Friday's gap exceeded Thursday's high by 50 points, as shown on intraday chart. The futures have entered heavy intraday resistance area between 2425 and 2445. This is a window area from 15th of September, which is yet to be filled, if we want to think of any bottoms in this market. The nearest support level is of course upper band of Friday's window near 2360. This will be our emergency level, that protects from retesting Thursday's low. The market has gained a lot of momentum, so there are no technical factors, that would already indicate any weakness in current trend. Upcoming week will bring us less info, than usually. News from America will cover data on durable goods orders housing market and crude inventories, but we will also listen to Chairman Bernanke, as he will testify before the Congress (could cause volatility in currencies, which can result in overnight gaps in stock markets). According to Cleveland Fed, there have been some changes in short term interest rates. Expectations are higher for lowering Fed Funds rate by 25 basis points at the end of October and even by 75 points in December (sic!). This is going to be bearish for Dollar at least in the short term, but these interest rate fluctuations did not influence overall yield curve (rather it was a result of the rescue plan). We might see moving out of the money market and into the stock market in the nearest future.

Monday, September 15, 2008

15/09/2008

Futures analysis
We have broken 2405-50 May 2006 area, which was caused by negative sentiment spurred by Lehman Brothers' bankruptcy (the whole yesterday neutrality concept went out of the window). The futures sold off today with heavy volume and set a new downside target, which is at a high of August 2005 (later confirmed as support in November that year). Merrill has been bought by Bank Of America and next in line is AIG, that seeks capital. I do not know if anyone else is still waiting to be bailed out, but taking over usually serves as an early signal of bottoming. This would be a rather mild bear market this time in comparison for example to 2000 Internet bubble, which drove the markets 50% to the downside. Here, we have declined 30%, but currencies, commodities and american money market already show signs of a sound economy (normal yield curve for Dollar). It is a matter of time, when the stock market should start to reverse its main trend, as every other factors, that I mentioned before are giving earlier signals, especially when it comes to major turning points.
It is hard to point out any potential support and resistance levels, judging by the intraday chart, except for today's swing low, which is at 2340 and broken July low, which is going to act as resistance from now on. Any other rapid selloffs, that might occur this week would rather signal, that exhaustion level is near. I will be more concerned, when the futures start to decline at a slower pace and with little pullbacks along the way. That would definitely extend the main trend even below the next daily target. As for macroeconomical situation, tomorrow is the CPI day, which means that we are going to have inflation data from UK, Euroland and the States (the most important).
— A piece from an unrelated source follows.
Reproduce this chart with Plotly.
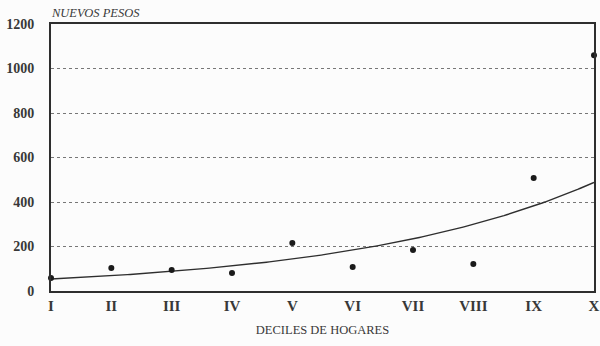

The Fed is even expected to lower the benchmark rate by 25 basis points, which may act later as a longer term factor. Sentiment from the States is of course very bearish and the indexes did not show any sign of reversing intraday trends, so the odds are in favor of continuation. Any further gaps to the downside will also signal exhaustion.

Saturday, September 13, 2008

13/09/2008

Futures analysis
I have been busy lately and I could not update my blog regularly. As it appears, there has been little of unexpected activity in WIG20 futures. In one of my last posts I stated, that we are probably going to see a retest of May 2006 low, which is about to happen anytime now. The market was not strong enough to break above January low level and found resistance at declining short term moving averages. Now, the most awaited thing is the actual retest, especially in the wake of current market situation. Yield curve for Dollar is normal, which means, that currencies and money markets have already discounted a slowdown in american economy, which does not have to go into recession anymore (it will not change anything). The last thing we are waiting for are stock markets. That is why retesting 2405-50 is so important, because it will serve as a major timing factor. Rules are very simple. Bouncing off May 2006 low will indicate a potential double bottom pattern forming in daily timeframe. And if that occurs, then it will mean, that shares have finally put an end to the subprime crisis. Then we would probably see some sidetrend, because yields in money market need time to inverse. But if price falls below 2405, then it will take more time for WIG20 to recover and the nearest downside target would appear to be around 2230 zone.
Intraday chart shows, that the futures have become range-bound again and will trend sideways between 2480-95 resistance and 2440, which is the main intraday pivotal area now. Sentiment from the States is negative, judging by the daily timeframe. The stock market has retested the most recent swing lows, bounced off, but did not actually change the main trend yet. Intraday sentiment after Friday's close would be rather neutral, because the makret was able to form in a pattern of consecutive higher lows, but ended up finding resistance at previous day's close. Such price action does not forecast much, except that there is some heavy selling coming in just above key intraday levels. Combining situations in America and here in WIG20 futures, Monday is probably going to be just as neutral, as it has been lately, unless we hear unexpected news from Lehman again for example. Upcoming week is going to bring us some important news covering industrial production, CPI, housing market data and of course FOMC policy statement. All of these combined would serve as a perfect catalyst, to determine further movement in the stock market. As for interest rates, options on CBOE have discounted over 80% probability, that the Fed will leave benchmark at 2,00%.